I mentioned in another post that a C program could be parsed to the extent to allow better checking. Not to the point where you'd build a gcc-look-alike, but just enough for instance to know the type of the expression, and if the expression used in Vely statement is correct, and such. Perhaps that's something to consider. I thought about it here and there, but found it to be more useful to check for logical conflicts, such as not providing required arguments, balancing beginning and end of multi-part statement, incorrect usage and such. Typically, using the wrong type accounts for most of the issues, and gcc produces very good messages. Again those messages get matched to the source Vely file exact line number, and I found that correcting an issue isn't difficult.

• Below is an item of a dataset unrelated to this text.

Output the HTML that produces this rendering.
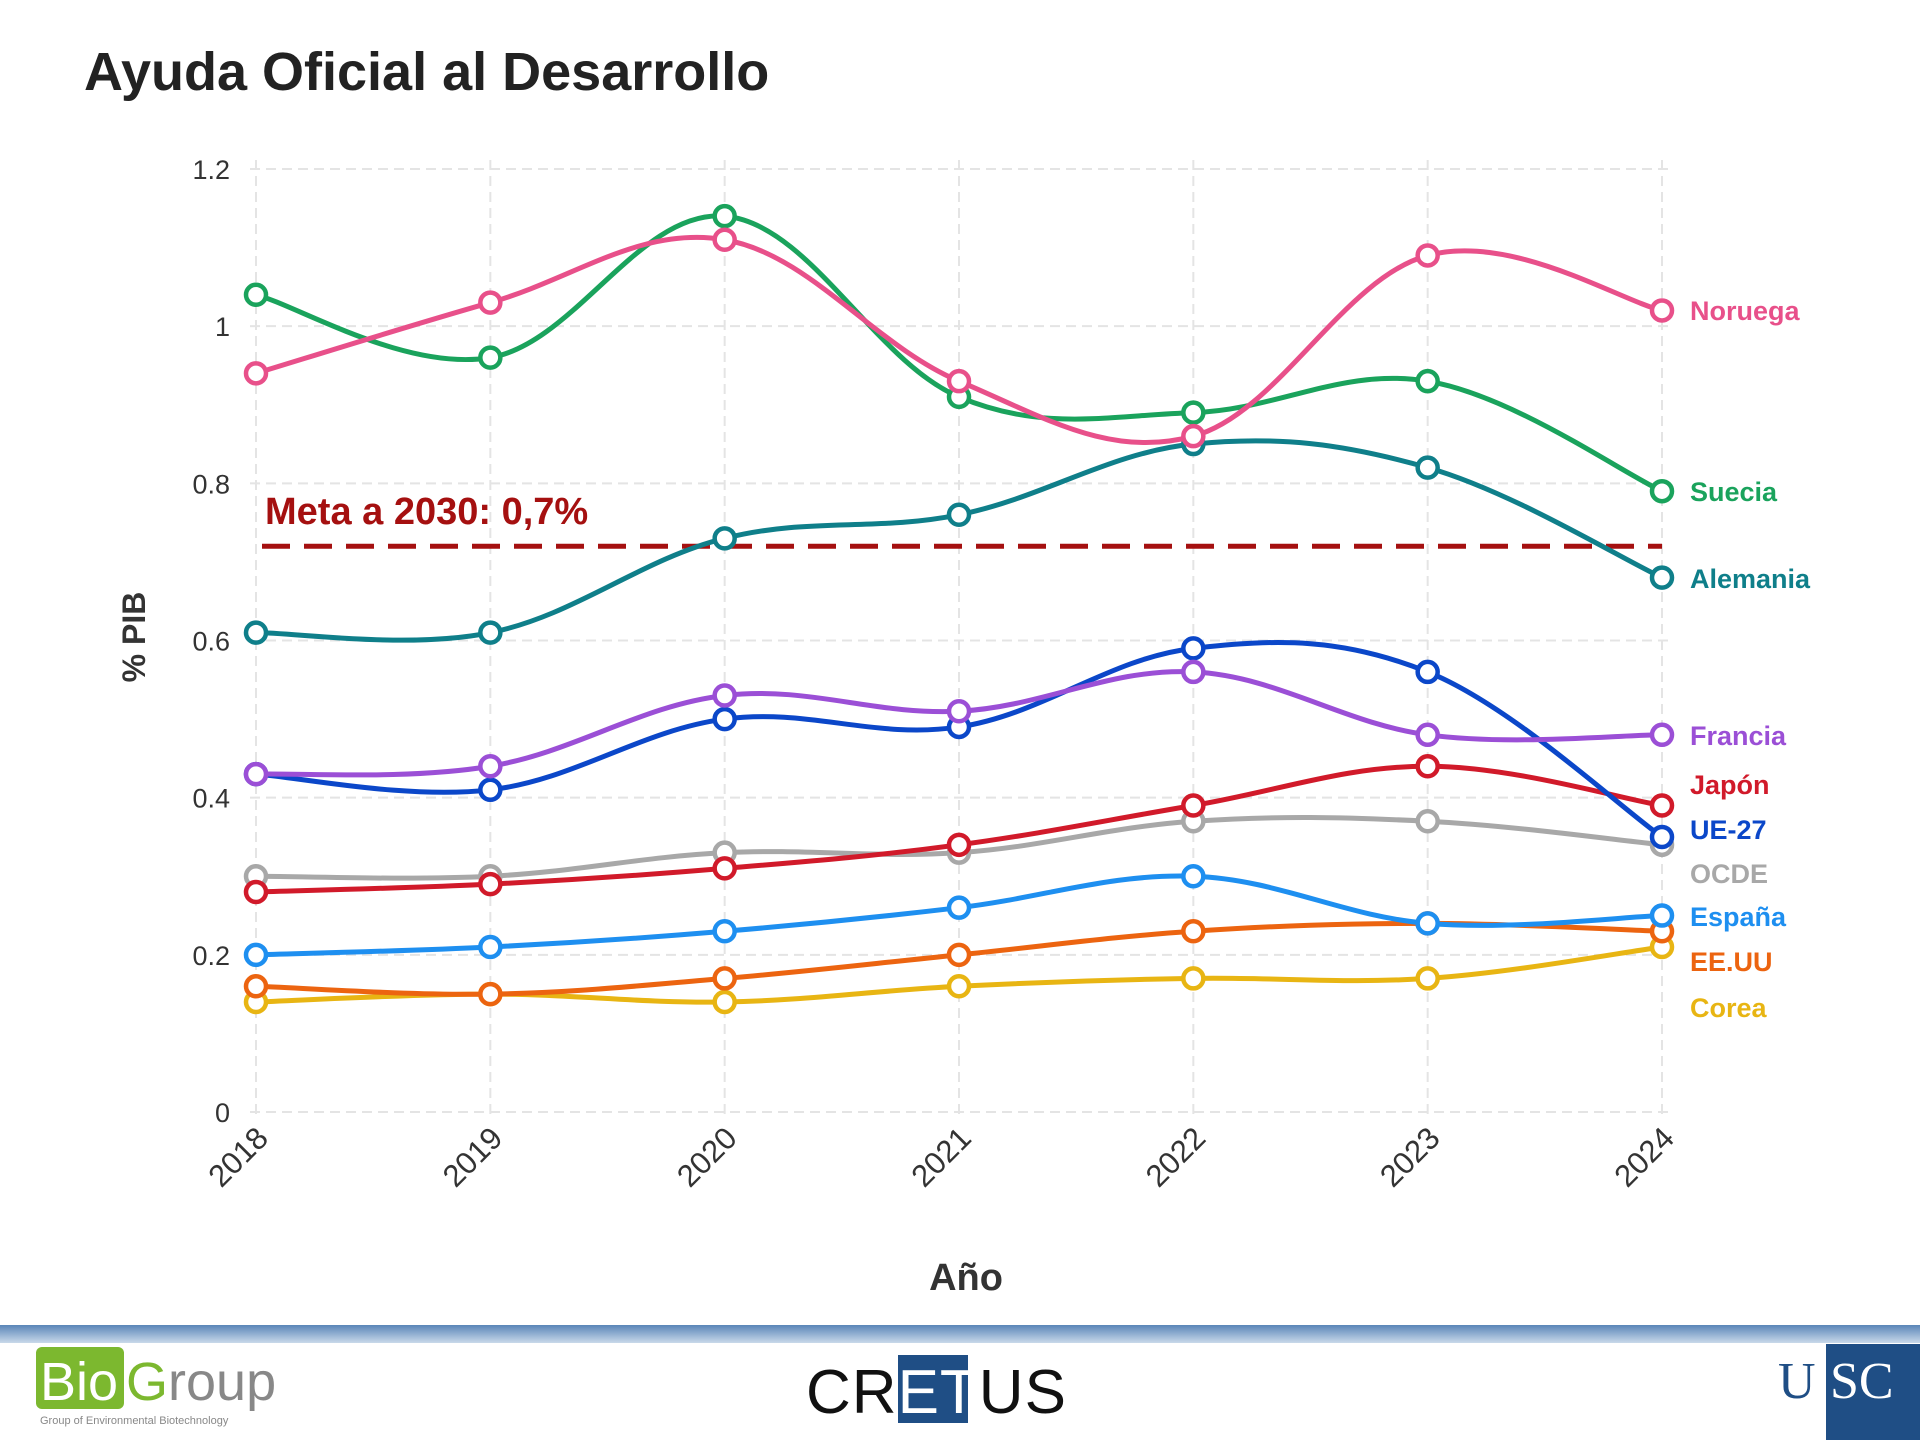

Your tool sounds great, and if it works what you need it do, awesome! I do things like that all the time, and find that often times using tools is an overkill, and just skip it. There's time and place for everything.

1 comments

TBH, I wasn't concerned at all about matching errors to line numbers (I didn't mention matching up the line numbers because I assumed it would anyway); I've done this sort of thing before and never had a problem setting the correct line numbers in the outputted C sources.

The problem I usually have is matching C-compiler error messages to $NEWLANG errors.

Like I said, as long as the programmer is aware that it's a preprocessor for the language and not an AST-based code generator, then there usually isn't a problem. I used ecl (or gcl, not sure now) that went the AST code-generation path and it worked much better than any preprocessor-based method in terms of compilation errors and diagnostics.